Exactly the lines from the one containing "Reproduce this diagram with TikZ." through the one containing "(127,103) rectangle (389,138);" are to be returned, please, without any pictures.

(Source data)
● ● ● ● ● ● ●
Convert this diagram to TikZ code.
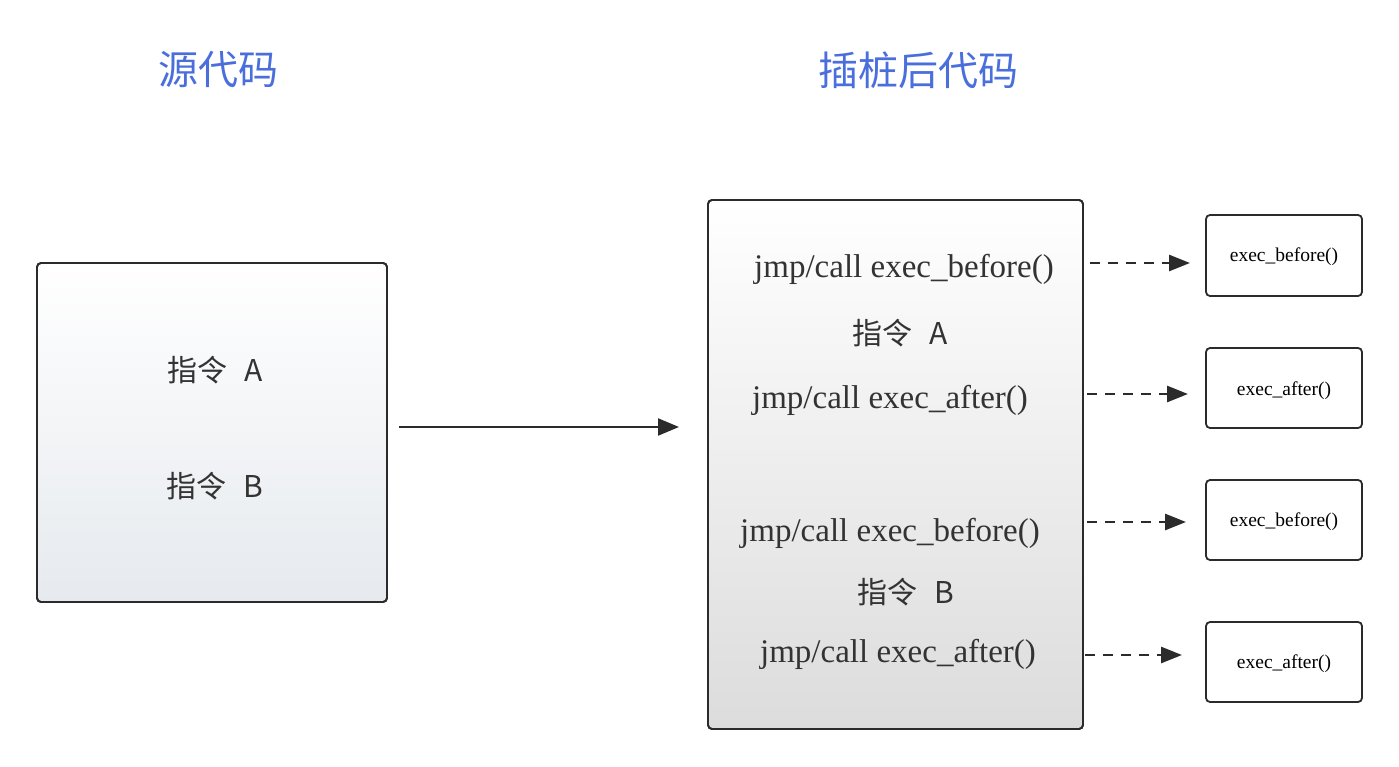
\documentclass[tikz,border=0pt]{standalone}
\usepackage{fontspec}
\setmainfont{Liberation Serif}
\newfontfamily\cjk{Noto Sans CJK SC}
\usetikzlibrary{arrows.meta}
\definecolor{titleblue}{HTML}{4A6FDC}
\definecolor{edge}{HTML}{2B2B2B}
\definecolor{txt}{HTML}{333333}
\definecolor{leftbot}{HTML}{E6EAEE}
\definecolor{rightbot}{HTML}{DCDCDC}
\tikzset{
  bigbox/.style={draw=edge, line width=1.8pt, rounded corners=4pt},
  smallbox/.style={draw=edge, line width=1.8pt, rounded corners=4pt, fill=white},
  title/.style={inner sep=0pt, text=titleblue, font=\cjk\fontsize{40}{44}\selectfont},
  instr/.style={inner sep=0pt, text=txt, font=\cjk\fontsize{30}{34}\selectfont},
  code/.style={inner sep=0pt, text=txt, font=\fontsize{33}{36}\selectfont},
  fn/.style={inner sep=0pt, text=black, font=\fontsize{19.5}{22}\selectfont},
  dasharrow/.style={draw=edge, line width=2.8pt, dash pattern=on 10pt off 8pt, -{Triangle[length=21pt, width=16pt]}},
  solidarrow/.style={draw=edge, line width=2.2pt, -{Triangle[length=21pt, width=17pt]}}
}
\begin{document}
\begin{tikzpicture}[x=1pt, y=-1pt]
\useasboundingbox (0,0) rectangle (1399,767);
% titles
\node[title] (t1) at (218,70) {源代码};
\node[title] (t2) at (918,70) {插桩后代码};
% left box
\shade[bigbox, top color=white, bottom color=leftbot] (37,263) rectangle (387,602);
\draw[bigbox] (37,263) rectangle (387,602);
\node[instr] (la) at (215,370) {指令\hspace{0.55em}A};
\node[instr] (lbb) at (215,486) {指令\hspace{0.55em}B};
% right box
\shade[bigbox, top color=white, bottom color=rightbot] (708,200) rectangle (1083,729);
\draw[bigbox] (708,200) rectangle (1083,729);
\node[code] (c1) at (904,269) {jmp/call exec\_before()};
\node[instr] (ra) at (900,333) {指令\hspace{0.55em}A};
\node[code] (c2) at (890,400) {jmp/call exec\_after()};
\node[code] (c3) at (890,533) {jmp/call exec\_before()};
\node[instr] (rb) at (906,592) {指令\hspace{0.55em}B};
\node[code] (c4) at (898,654) {jmp/call exec\_after()};
% main arrow
\coordinate (m1) at (399,427);
\coordinate (m2) at (679,427);
\draw[solidarrow] (m1) -- (m2);
% small boxes
\draw[smallbox] (1206,215) rectangle (1362,296);
\node[fn] (f1) at (1284,257) {exec\_before()};
\draw[smallbox] (1206,348) rectangle (1362,428);
\node[fn] (f2) at (1284,391) {exec\_after()};
\draw[smallbox] (1206,480) rectangle (1362,560);
\node[fn] (f3) at (1284,522) {exec\_before()};
\draw[smallbox] (1206,622) rectangle (1362,702);
\node[fn] (f4) at (1284,664) {exec\_after()};
% dashed arrows
\coordinate (a1s) at (1090,263); \coordinate (a1e) at (1190,263);
\coordinate (a2s) at (1087,394); \coordinate (a2e) at (1188,394);
\coordinate (a3s) at (1087,522); \coordinate (a3e) at (1186,522);
\coordinate (a4s) at (1085,655); \coordinate (a4e) at (1182,655);
\draw[dasharrow] (a1s) -- (a1e);
\draw[dasharrow] (a2s) -- (a2e);
\draw[dasharrow] (a3s) -- (a3e);
\draw[dasharrow] (a4s) -- (a4e);
\end{tikzpicture}
\end{document}
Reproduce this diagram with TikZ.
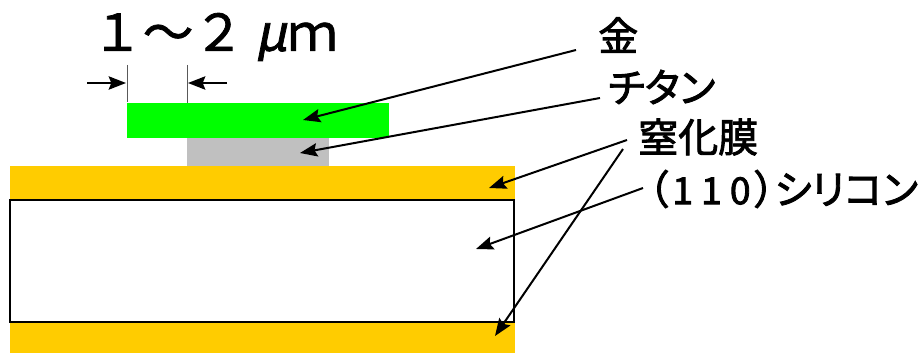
\documentclass[tikz,border=0pt]{standalone}
\usepackage{fontspec}
\newfontfamily\jpfont[FakeBold=1.5]{Noto Sans CJK JP}
\newfontfamily\jpslant[FakeBold=1.5, FakeSlant=0.2]{Noto Sans CJK JP}
\newfontfamily\jppfont[FakeBold=2.2, RawFeature=+palt]{Noto Sans CJK JP}
\usetikzlibrary{arrows.meta}

\definecolor{nitridecol}{HTML}{FFCC00}
\definecolor{goldcol}{HTML}{00FF00}
\definecolor{titancol}{HTML}{C0C0C0}

\newcommand{\digitbox}[1]{\makebox[0.72em]{\fontsize{28}{28}\selectfont #1}}

\begin{document}
\begin{tikzpicture}[x=0.75pt, y=-0.75pt,
    lbl/.style={font=\jppfont\fontsize{30}{30}\selectfont, inner sep=0pt, anchor=west},
    ptr/.style={-{Stealth[length=13pt, width=10pt, inset=2pt]}, line width=1.5pt},
    dimtick/.style={gray!70!black, line width=0.7pt}]
  \useasboundingbox (0,0) rectangle (924,353);

  % layers
  \fill[nitridecol] (10,166) rectangle (515,353);
  \draw[line width=1.5pt, fill=white] (10,200) rectangle (514,322);
  \fill[titancol] (187,138) rectangle (329,166);
  \fill[goldcol] (127,103) rectangle (389,138);

  % width of the overhang
  \draw[dimtick] (127,65) -- (127,102);
  \draw[dimtick] (187,65) -- (187,103);
  \node[font=\jpfont\fontsize{38}{38}\selectfont, inner sep=0pt] (width) at (215,37) {１～２ {\jpslant μ}ｍ};
  \coordinate (dimL) at (87,83);
  \coordinate (dimLtip) at (126,83);
  \coordinate (dimR) at (227,83);
  \coordinate (dimRtip) at (188,83);
  \draw[ptr] (dimL) -- (dimLtip);
  \draw[ptr] (dimR) -- (dimRtip);

  % labels
  \node[lbl] (kin) at (598,35) {金};
  \node[lbl] (titan) at (608,87) {チタン};
  \node[lbl] (nitride) at (638,137) {窒化膜};
  \node[lbl] (silicon) at (648,189) {（\digitbox{1}\digitbox{1}\digitbox{0}）シリコン};

  \coordinate (goldtip) at (303,120);
  \coordinate (titantip) at (300,153);
  \coordinate (toptip) at (489,188);
  \coordinate (bottip) at (495,336);
  \coordinate (sitip) at (476,249);

  \draw[ptr] ([shift={(-22,15)}]kin.west) -- (goldtip);
  \draw[ptr] ([shift={(-8,11)}]titan.west) -- (titantip);
  \draw[ptr] ([shift={(-11,3)}]nitride.west) -- (toptip);
  \draw[ptr] ([shift={(-15,12)}]nitride.west) -- (bottip);
  \draw[ptr] ([shift={(-5,-1)}]silicon.west) -- (sitip);
\end{tikzpicture}
\end{document}
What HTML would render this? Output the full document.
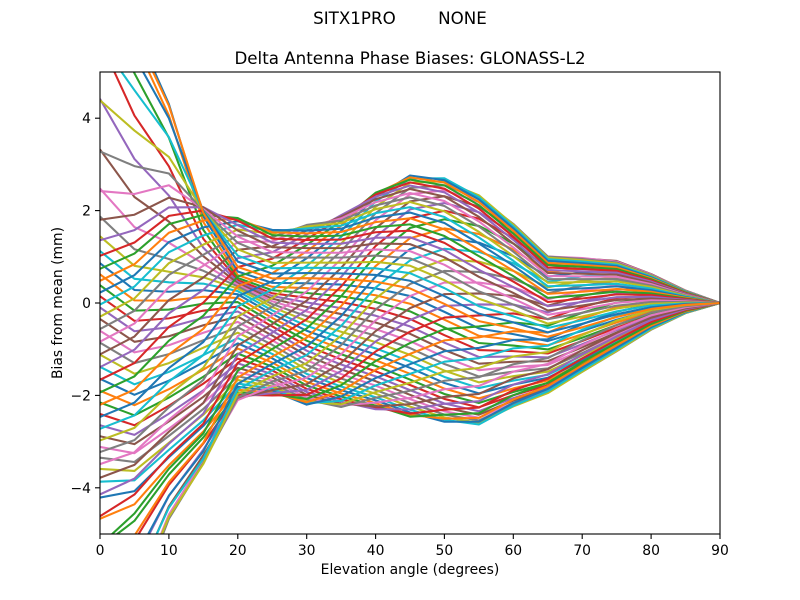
<!DOCTYPE html>
<html><head><meta charset="utf-8"><style>
html,body{margin:0;padding:0;background:#fff;width:800px;height:600px;overflow:hidden;}
svg{display:block;}
text{font-family:"DejaVu Sans","Liberation Sans",sans-serif;fill:#000;}
</style></head><body>
<svg id="s" width="800" height="600" xmlns="http://www.w3.org/2000/svg">
<rect x="0" y="0" width="800" height="600" fill="#fff"/>
<defs><clipPath id="cp"><rect x="100" y="72" width="620" height="462"/></clipPath></defs>
<g id="lines" clip-path="url(#cp)" fill="none" stroke-width="2.08" stroke-linejoin="round" stroke-linecap="butt"></g>
<rect x="100" y="72" width="620" height="462" fill="none" stroke="#000" stroke-width="1.1"/>
<g stroke="#000" stroke-width="1.1">
<line x1="100" y1="534" x2="100" y2="539"/>
<line x1="168.9" y1="534" x2="168.9" y2="539"/>
<line x1="237.8" y1="534" x2="237.8" y2="539"/>
<line x1="306.7" y1="534" x2="306.7" y2="539"/>
<line x1="375.6" y1="534" x2="375.6" y2="539"/>
<line x1="444.4" y1="534" x2="444.4" y2="539"/>
<line x1="513.3" y1="534" x2="513.3" y2="539"/>
<line x1="582.2" y1="534" x2="582.2" y2="539"/>
<line x1="651.1" y1="534" x2="651.1" y2="539"/>
<line x1="720" y1="534" x2="720" y2="539"/>
<line x1="95" y1="118.2" x2="100" y2="118.2"/>
<line x1="95" y1="210.6" x2="100" y2="210.6"/>
<line x1="95" y1="303" x2="100" y2="303"/>
<line x1="95" y1="395.4" x2="100" y2="395.4"/>
<line x1="95" y1="487.8" x2="100" y2="487.8"/>
</g>
<g font-size="13.9" text-anchor="middle">
<text x="100" y="555">0</text>
<text x="168.9" y="555">10</text>
<text x="237.8" y="555">20</text>
<text x="306.7" y="555">30</text>
<text x="375.6" y="555">40</text>
<text x="444.4" y="555">50</text>
<text x="513.3" y="555">60</text>
<text x="582.2" y="555">70</text>
<text x="651.1" y="555">80</text>
<text x="720" y="555">90</text>
</g>
<g font-size="13.9" text-anchor="end">
<text x="91" y="123.2">4</text>
<text x="91" y="215.6">2</text>
<text x="91" y="308">0</text>
<text x="91" y="400.4">−2</text>
<text x="91" y="492.8">−4</text>
</g>
<text x="410" y="574" font-size="13.9" text-anchor="middle">Elevation angle (degrees)</text>
<text transform="translate(62,303) rotate(-90)" font-size="13.9" text-anchor="middle">Bias from mean (mm)</text>
<text x="410" y="64" font-size="16.7" text-anchor="middle">Delta Antenna Phase Biases: GLONASS-L2</text>
<text x="400" y="24" font-size="16.7" text-anchor="middle" style="white-space:pre" xml:space="preserve">SITX1PRO        NONE</text>
</svg>
<script>
(function(){
var TT=[360,345,330,322,312,300,285,270,258,250,245,240,236,232,228,225,223,222,222];
var TB=[185,185,188,190,180,165,150,135,120,110,100,95,92,90,88,87,86,86,86];
var T=[2.2,2.0,2.15,2.2,2.05,1.65,1.7,1.9,2.4,2.76,2.7,2.33,1.72,1.02,0.98,0.91,0.63,0.27,0];
var B=[-4.7,-4.6,-3.9,-3.2,-2.1,-2.0,-2.2,-2.25,-2.3,-2.46,-2.57,-2.63,-2.25,-1.95,-1.5,-1.05,-0.58,-0.22,0];
var ST=[6.0,4.2,2.6,0.5,0,0,0,0,0,0,0,0,0,0,0,0,0,0,0];
var SB=[4.0,2.0,0.8,0.3,0,0,0,0,0,0,0,0,0,0,0,0,0,0,0];
var DP=[0,0,0,0.3,0.8,0.5,0.2,0,0,0,0,0,0,0,0,0,0,0,0];
function spk(th,c){return Math.exp(14*(Math.cos((th-c)*Math.PI/180)-1));}
function wspk(th,c){return Math.exp(4*(Math.cos((th-c)*Math.PI/180)-1));}
function md(x){return ((x%360)+360)%360;}
function shape(u){return 0.3*u+0.7*(1-Math.cos(Math.PI*u))/2;}
var C=["#1f77b4","#ff7f0e","#2ca02c","#d62728","#9467bd","#8c564b","#e377c2","#7f7f7f","#bcbd22","#17becf"];
var g=document.getElementById("lines");
var ns="http://www.w3.org/2000/svg";
var YMIN=66,YMAX=540;
for(var i=0;i<72;i++){
 var th=i*5;
 var pts=[];
 for(var j=0;j<19;j++){
  var LA=md(TT[j]-TB[j]); if(LA<1)LA=1;
  var a=md(th-TB[j]);
  var u=(a<=LA)?a/LA:(360-a)/(360-LA);
  var v=B[j]+(T[j]-B[j])*shape(u)+ST[j]*spk(th,0)-SB[j]*spk(th,185)-DP[j]*wspk(th,0);
  pts.push([100+j*5*620/90,303-v*46.2]);
 }
 var d="",open=false;
 for(var k=0;k<18;k++){
  var x1=pts[k][0],y1=pts[k][1],x2=pts[k+1][0],y2=pts[k+1][1];
  var t0=0,t1=1,dy=y2-y1;
  if(Math.abs(dy)<1e-9){ if(y1<YMIN||y1>YMAX){open=false;continue;} }
  else{
   var ta=(YMIN-y1)/dy,tb=(YMAX-y1)/dy;
   t0=Math.max(0,Math.min(ta,tb)); t1=Math.min(1,Math.max(ta,tb));
   if(t0>t1){open=false;continue;}
  }
  var xa=x1+(x2-x1)*t0,ya=y1+dy*t0,xb=x1+(x2-x1)*t1,yb=y1+dy*t1;
  if(!open||t0>0){d+="M"+xa.toFixed(2)+" "+ya.toFixed(2);}
  d+="L"+xb.toFixed(2)+" "+yb.toFixed(2);
  open=(t1>=1);
 }
 if(!d)continue;
 var p=document.createElementNS(ns,"path");
 p.setAttribute("d",d);
 p.setAttribute("stroke",C[i%10]);
 g.appendChild(p);
}
})();
</script>
</body></html>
● ● ● ● ● ● ●
- [EXPECTED OUTPUT]
Reproduce this diagram with TikZ.
\documentclass[tikz,border=0pt]{standalone}
\usepackage{fontspec}
\newfontfamily\jpfont[FakeBold=1.5]{Noto Sans CJK JP}
\newfontfamily\jpslant[FakeBold=1.5, FakeSlant=0.2]{Noto Sans CJK JP}
\newfontfamily\jppfont[FakeBold=2.2, RawFeature=+palt]{Noto Sans CJK JP}
\usetikzlibrary{arrows.meta}

\definecolor{nitridecol}{HTML}{FFCC00}
\definecolor{goldcol}{HTML}{00FF00}
\definecolor{titancol}{HTML}{C0C0C0}

\newcommand{\digitbox}[1]{\makebox[0.72em]{\fontsize{28}{28}\selectfont #1}}

\begin{document}
\begin{tikzpicture}[x=0.75pt, y=-0.75pt,
    lbl/.style={font=\jppfont\fontsize{30}{30}\selectfont, inner sep=0pt, anchor=west},
    ptr/.style={-{Stealth[length=13pt, width=10pt, inset=2pt]}, line width=1.5pt},
    dimtick/.style={gray!70!black, line width=0.7pt}]
  \useasboundingbox (0,0) rectangle (924,353);

  % layers
  \fill[nitridecol] (10,166) rectangle (515,353);
  \draw[line width=1.5pt, fill=white] (10,200) rectangle (514,322);
  \fill[titancol] (187,138) rectangle (329,166);
  \fill[goldcol] (127,103) rectangle (389,138);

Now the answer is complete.